E’ rimessa quindi alla discrezionalità dell’amministrazione locale la valutazione della possibilità di tenere conto delle nuove norme nella fase attuativa sul campo. Tuttavia, le nuove norme vanno comunque attentamente considerate in caso di eventuali contestazioni che possano preludere (secondo la vecchia normativa, ma non secondo la nuova) a provvedimenti sanzionatori.
Per accertamento si intende l’insieme delle attività di controllo pubblico diretto a verificare in via esclusivamente documentale che gli impianti siano conformi alle norme vigenti e che rispettino le prescrizioni e gli obblighi stabiliti, mentre per ispezione si intende l’insieme delle attività di controllo pubblico svolte presso gli impianti da parte di tecnici qualificati. Nell’ambito dell’accertamento si comprende l’acquisizione dei dati necessari alla costituzione di un sistema informativo relativo agli impianti termici presenti sul territorio e la dichiarazione di avvenuta manutenzione degli stessi. La dichiarazione deve essere redatta nel rispetto di quanto previsto ai commi 9 e 10 dell’allegato L.
Eventuali problematiche che dovessero sorgere, in relazione alle diverse scadenze temporali previste per la manutenzione degli impianti termici dal decreto legislativo 19 agosto 2005, n. 192, possono essere risolte attraverso le correnti comunicazioni organizzative con i cittadini.
A titolo esemplificativo si precisa che, secondo il nuovo quadro legislativo, il cittadino che dispone di una caldaia unifamiliare di tipo C installata l’anno scorso, per la quale il fabbricante ha prescritto l’effettuazione della manutenzione dopo tre anni di utilizzo e l’installatore, all’atto del primo avviamento, ha provveduto alla verifica del rendimento di combustione in opera, può attendere ancora due anni prima di provvedere a far eseguire le operazioni di controllo e manutenzione, ivi compreso il controllo di rendimento.
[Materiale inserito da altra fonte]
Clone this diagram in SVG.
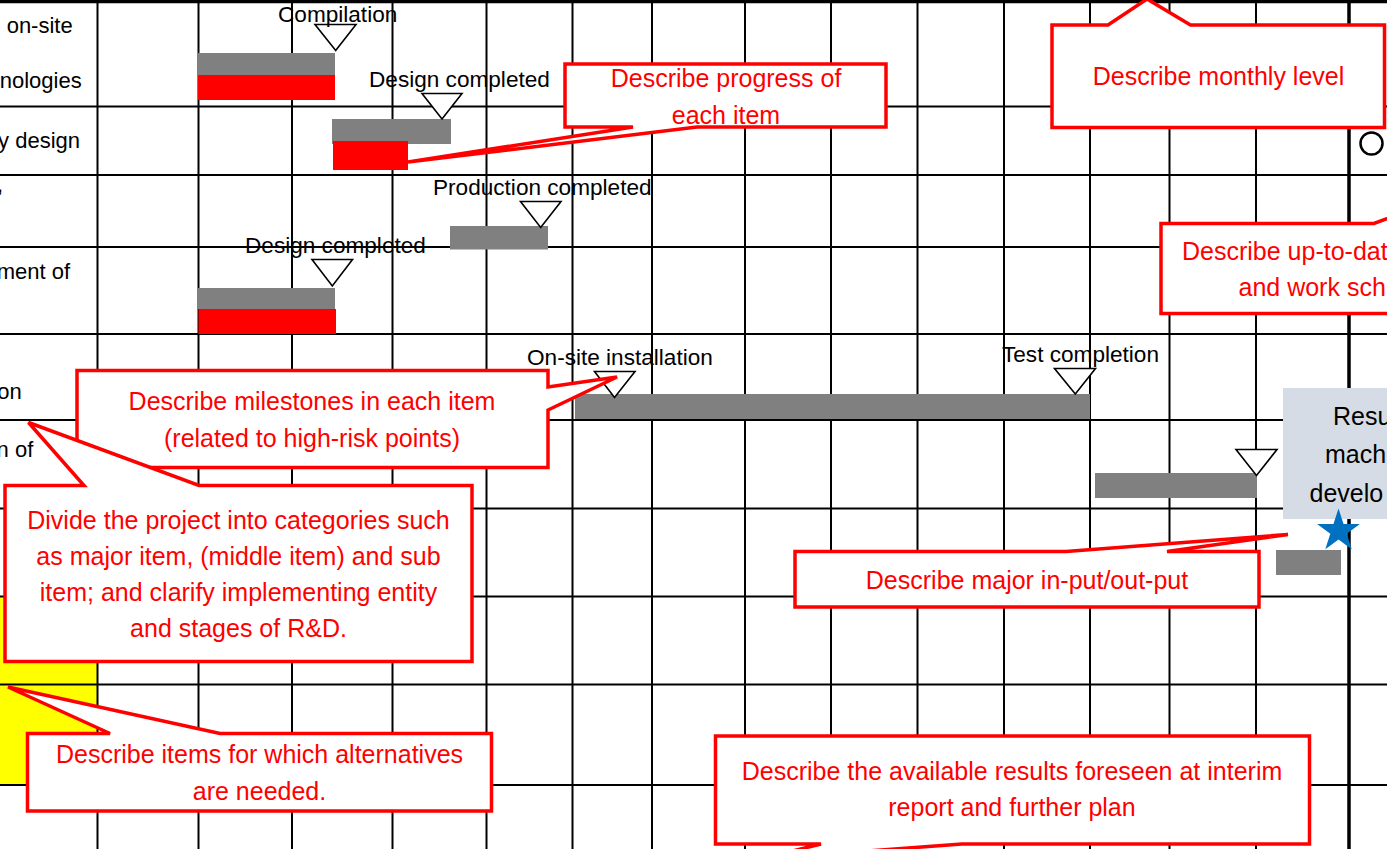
<svg xmlns="http://www.w3.org/2000/svg" width="1387" height="849" viewBox="0 0 1387 849">
<style>
  .grid { stroke: #000; stroke-width: 2; fill: none; }
  .thick { stroke: #000; stroke-width: 3.5; fill: none; }
  .bar { fill: #808080; }
  .prog { fill: #FF0000; }
  .tri { fill: #fff; stroke: #000; stroke-width: 1.6; stroke-linejoin: miter; }
  .lbl { font-family: "Liberation Sans", Arial, sans-serif; font-size: 22.6px; fill: #000; }
  .row { font-family: "Liberation Sans", Arial, sans-serif; font-size: 22px; fill: #000; text-anchor: end; }
  .call { fill: #fff; stroke: #FF0000; stroke-width: 3.5; stroke-linejoin: miter; }
  .ct { font-family: "Liberation Sans", Arial, sans-serif; font-size: 25px; fill: #FF0000; text-anchor: middle; }
  .bt { font-family: "Liberation Sans", Arial, sans-serif; font-size: 25px; fill: #000; }
</style>

<rect x="0" y="0" width="1387" height="849" fill="#fff"/>

<g id="yellow-cell">
  <rect x="0" y="597" width="97.5" height="188" fill="#FFFF00"/>
</g>

<g id="grid">
  <line class="thick" x1="0" y1="1.5" x2="1387" y2="1.5"/>
  <line class="grid" x1="0" y1="106.5" x2="1387" y2="106.5"/>
  <line class="grid" x1="0" y1="175" x2="1387" y2="175"/>
  <line class="grid" x1="0" y1="247" x2="1387" y2="247"/>
  <line class="grid" x1="0" y1="334" x2="1387" y2="334"/>
  <line class="grid" x1="0" y1="420" x2="1387" y2="420"/>
  <line class="grid" x1="0" y1="508.5" x2="1387" y2="508.5"/>
  <line class="grid" x1="0" y1="596.5" x2="1387" y2="596.5"/>
  <line class="grid" x1="0" y1="684.5" x2="1387" y2="684.5"/>
  <line class="grid" x1="0" y1="785" x2="1387" y2="785"/>
  <line class="grid" x1="97.5" y1="0" x2="97.5" y2="849"/>
  <line class="grid" x1="198.5" y1="0" x2="198.5" y2="849"/>
  <line class="grid" x1="292" y1="0" x2="292" y2="849"/>
  <line class="grid" x1="392.5" y1="0" x2="392.5" y2="849"/>
  <line class="grid" x1="486.5" y1="0" x2="486.5" y2="849"/>
  <line class="grid" x1="572.5" y1="0" x2="572.5" y2="849"/>
  <line class="grid" x1="652" y1="0" x2="652" y2="849"/>
  <line class="grid" x1="745" y1="0" x2="745" y2="849"/>
  <line class="grid" x1="831" y1="0" x2="831" y2="849"/>
  <line class="grid" x1="917.5" y1="0" x2="917.5" y2="849"/>
  <line class="grid" x1="1004" y1="0" x2="1004" y2="849"/>
  <line class="grid" x1="1090" y1="0" x2="1090" y2="849"/>
  <line class="grid" x1="1169.5" y1="0" x2="1169.5" y2="849"/>
  <line class="grid" x1="1256" y1="0" x2="1256" y2="849"/>
  <line class="thick" x1="1349" y1="0" x2="1349" y2="849"/>
</g>

<g id="row-labels">
  <text class="row" x="72.7" y="33">on-site</text>
  <text class="row" x="81.7" y="87.5">nologies</text>
  <text class="row" x="80" y="147.5">y design</text>
  <text class="row" x="3" y="192">,</text>
  <text class="row" x="70" y="279">ment of</text>
  <text class="row" x="21.7" y="398.5">on</text>
  <text class="row" x="33.3" y="457">n of</text>
</g>

<g id="bars">
  <rect class="bar" x="198" y="53" width="137" height="22"/>
  <rect class="prog" x="198" y="75" width="137" height="25"/>
  <rect class="bar" x="332" y="119" width="119" height="25"/>
  <rect class="prog" x="333" y="141" width="75" height="29"/>
  <rect class="bar" x="450" y="226" width="98" height="23.5"/>
  <rect class="bar" x="198" y="288" width="137" height="21"/>
  <rect class="prog" x="198.5" y="309" width="137.5" height="25"/>
  <rect class="bar" x="575" y="394" width="515" height="25"/>
  <rect class="bar" x="1095" y="473" width="162" height="25"/>
  <rect class="bar" x="1276" y="550" width="65" height="25"/>
</g>

<g id="milestones">
  <g id="ms-compilation">
    <polygon class="tri" points="315,24.5 356,24.5 335.7,50.5"/>
    <text class="lbl" x="278" y="22">Compilation</text>
  </g>
  <g id="ms-design1">
    <polygon class="tri" points="422,93.5 462,93.5 442,119"/>
    <text class="lbl" x="369" y="87">Design completed</text>
  </g>
  <g id="ms-production">
    <polygon class="tri" points="520.5,201.5 561,201.5 540.7,227.5"/>
    <text class="lbl" x="433" y="194.5">Production completed</text>
  </g>
  <g id="ms-design2">
    <polygon class="tri" points="312,259.5 352.5,259.5 332.3,286"/>
    <text class="lbl" x="245" y="252.5">Design completed</text>
  </g>
  <g id="ms-onsite">
    <polygon class="tri" points="594.5,371.5 635,371.5 614.5,397.5"/>
    <text class="lbl" x="527" y="364.5">On-site installation</text>
  </g>
  <g id="ms-test">
    <polygon class="tri" points="1054.5,368.5 1095.5,368.5 1075.3,394"/>
    <text class="lbl" x="1002" y="362">Test completion</text>
  </g>
  <g id="ms-row6">
    <polygon class="tri" points="1236,449.5 1277,449.5 1256.5,475.5"/>
  </g>
</g>

<g id="result-box">
  <rect x="1283" y="388" width="110" height="131" fill="#D6DCE5"/>
  <text class="bt" x="1333" y="425">Resu</text>
  <text class="bt" x="1325" y="463">mach</text>
  <text class="bt" x="1309.5" y="501.5">develo</text>
</g>

<g id="star">
  <polygon fill="#0070C0" points="1338.5,508.5 1343.55,524.04 1359.9,524.05 1346.68,533.66 1351.73,549.2 1338.5,539.6 1325.27,549.2 1330.32,533.66 1317.1,524.05 1333.45,524.04"/>
</g>

<g id="circle-mark">
  <circle cx="1371.5" cy="143.5" r="11" fill="#fff" stroke="#000" stroke-width="2.5"/>
</g>

<g id="callout-progress">
  <path class="call" d="M565,64 H886 V127 H697 L408,162 L633,127 H565 Z"/>
  <text class="ct" x="726" y="87">Describe progress of</text>
  <text class="ct" x="726" y="123.5">each item</text>
</g>

<g id="callout-monthly">
  <path class="call" d="M1052,25 H1108 L1147,-1 L1190.5,25 H1384.5 V127.5 H1052 Z"/>
  <text class="ct" x="1218.5" y="85">Describe monthly level</text>
</g>

<g id="callout-uptodate">
  <path class="call" d="M1161,223.5 H1374 L1405,212 L1420,223.5 V313.5 H1161 Z"/>
  <text class="ct" x="1182" y="259.5" text-anchor="start" style="text-anchor:start">Describe up-to-dat</text>
  <text class="ct" x="1238.5" y="295.5" style="text-anchor:start">and work sch</text>
</g>

<g id="callout-milestones">
  <path class="call" d="M77,370.5 H548 V387 L617,377 L548,410 V467.5 H77 Z"/>
  <text class="ct" x="312" y="410">Describe milestones in each item</text>
  <text class="ct" x="312" y="446.5">(related to high-risk points)</text>
</g>

<g id="callout-divide">
  <path class="call" d="M5,485.5 H84 L28.5,422.5 L199,485.5 H472 V661.5 H5 Z"/>
  <text class="ct" x="238.5" y="528.5">Divide the project into categories such</text>
  <text class="ct" x="238.5" y="564.5">as major item, (middle item) and sub</text>
  <text class="ct" x="238.5" y="600.5">item; and clarify implementing entity</text>
  <text class="ct" x="238.5" y="636.5">and stages of R&amp;D.</text>
</g>

<g id="callout-inout">
  <path class="call" d="M795,551.5 H1066 L1288,534.5 L1167,551.5 H1259 V607 H795 Z"/>
  <text class="ct" x="1027" y="588.5">Describe major in-put/out-put</text>
</g>

<g id="callout-alternatives">
  <path class="call" d="M27.5,733.5 H110 L8,687 L220,733.5 H491.5 V811 H27.5 Z"/>
  <text class="ct" x="259.5" y="762.5">Describe items for which alternatives</text>
  <text class="ct" x="259.5" y="799.5">are needed.</text>
</g>

<g id="callout-interim">
  <path class="call" d="M715.5,736 H1309.5 V844 H962 L760,859 L821,844 H715.5 Z"/>
  <text class="ct" x="1012" y="780">Describe the available results foreseen at interim</text>
  <text class="ct" x="1012" y="816">report and further plan</text>
</g>
</svg>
Tuttavia, se l’amministrazione locale competente ha deciso, nell’ambito della sua autonomia, di imporre ai cittadini rinvio di un’autocertificazione con frequenza annuale (la normativa previgente al decreto legislativo n. 192/05 prevedeva per le verifiche degli enti locali una “cadenza almeno biennale”), e se l’Amministrazione locale medesima non ritiene di modificare tale sua decisione alla luce della nuova normativa, il cittadino in questione è tenuto ad autocertificare anche quest’anno e l’anno prossimo che il proprio impianto è in regola, ma lo può fare sulla base del controllo effettuato in sede di primo avviamento, senza necessità di sottoporre rimpianto ad ulteriori, inutili controlli tecnici.
Il cittadino dovrà in sostanza pagare solo il ticket del bollino per l’autocertificazione ed inviare all’amministrazione locale, o all’ente da questa incaricato, copia del referto tecnico di primo avviamento e della parte del libretto di uso e manutenzione in cui il fabbricante fissa la frequenza dei controlli tecnici.

Entrata in vigore del decreto legislativo
Il decreto legislativo è entrato in vigore l’8 ottobre 2005 (corrispondente al decorso di quindici giorni dalla pubblicazione sulla Gazzetta Ufficiale della Repubblica italiana, c.d. vacatio legis), non essendo stato previsto un termine diverso nel suo corpo.
La clausola di cedevolezza (articolo 17 del decreto legislativo n. 192/05) ne fa cessare l’efficacia a decorrere dalla data di entrata in vigore di eventuali provvedimenti di competenza delle regioni e province autonome, ovviamente limitatamente al territorio di competenza e per le parti in contrasto.
La presente circolare, pubblicata nel sito del Ministero dello sviluppo economico, ha valore dalla data di pubblicazione.